OSCE Centre launches private-public mediation network in southern Kyrgyzstan
OSH, Kyrgyzstan, 9 April 2011 - The OSCE Centre in Bishkek officially launched today a public-private network of mediators in southern Kyrgyzstan.
Twenty-five teams of mediators will be formed throughout Jala-Abad and Osh provinces and in the city of Osh. Each team will be responsible for covering a designated territory. Non-governmental organizations Aimira and Iret will assist in the establishment of ten teams in Jalal-Abad Province, and of 15 teams in the Osh province and city, respectively.
Mediators will be selected based on a number of factors, including age, gender and ethnicity. They will represent both the authorities and civil society. Jalal-Abad and Osh province and Osh city government officials will play an active role in selecting mediators from government officials. The teams will be subsequently trained in dealing with hostile crowds and their leaders, as well as in peace building and in promoting ethnic tolerance.
Mediators will also work with the Kyrgyz government’s security structures in formalizing their network, and establishing security coordination and communication mechanisms. The aim is to ensure that, in a potential crisis situation, the 25 teams of mediators would be able to deploy in unison with the Kyrgyz government’s security forces to prevent any outbreak of conflict.
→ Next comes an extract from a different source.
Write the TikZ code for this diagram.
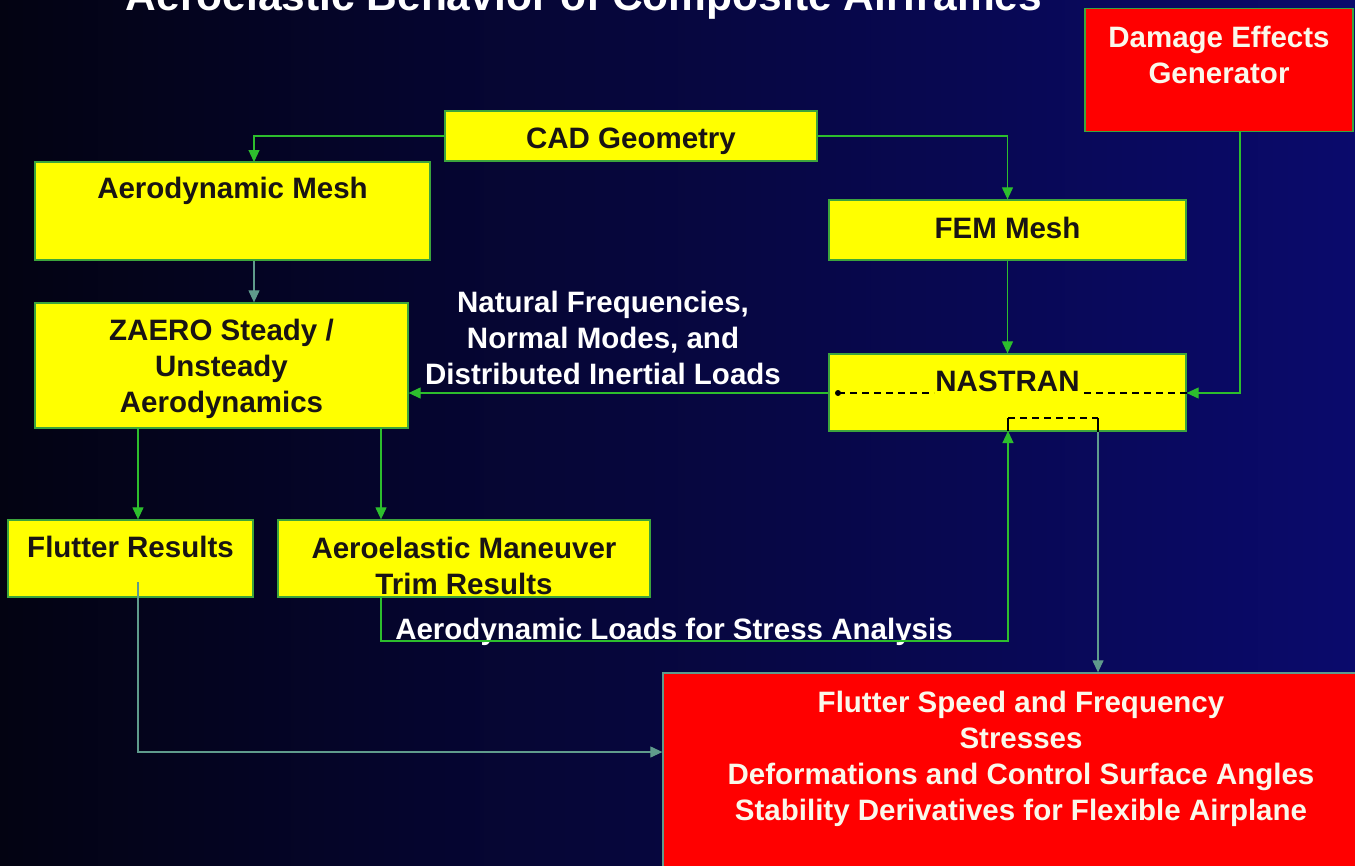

In addition, mediator teams will work with local and regional government officials to promote peace building and ethnic tolerance in their respective areas.
“The project is unique in many ways: not only will each team comprise members of the government and civil society, and offer a formalized security co-ordination mechanism, but it will also create a sustainable structure to be subsequently handed over to the regional government agencies,” Ross Brown, Political Officer in the OSCE Osh Field Office in charge of the project said.
“The establishment of a formalized mediator team network under governmental supervision in Osh and Jalal-Abad provinces and Osh city could serve as a model to be duplicated throughout other provinces in the country as an effective and systematized government approach to preventing conflict.”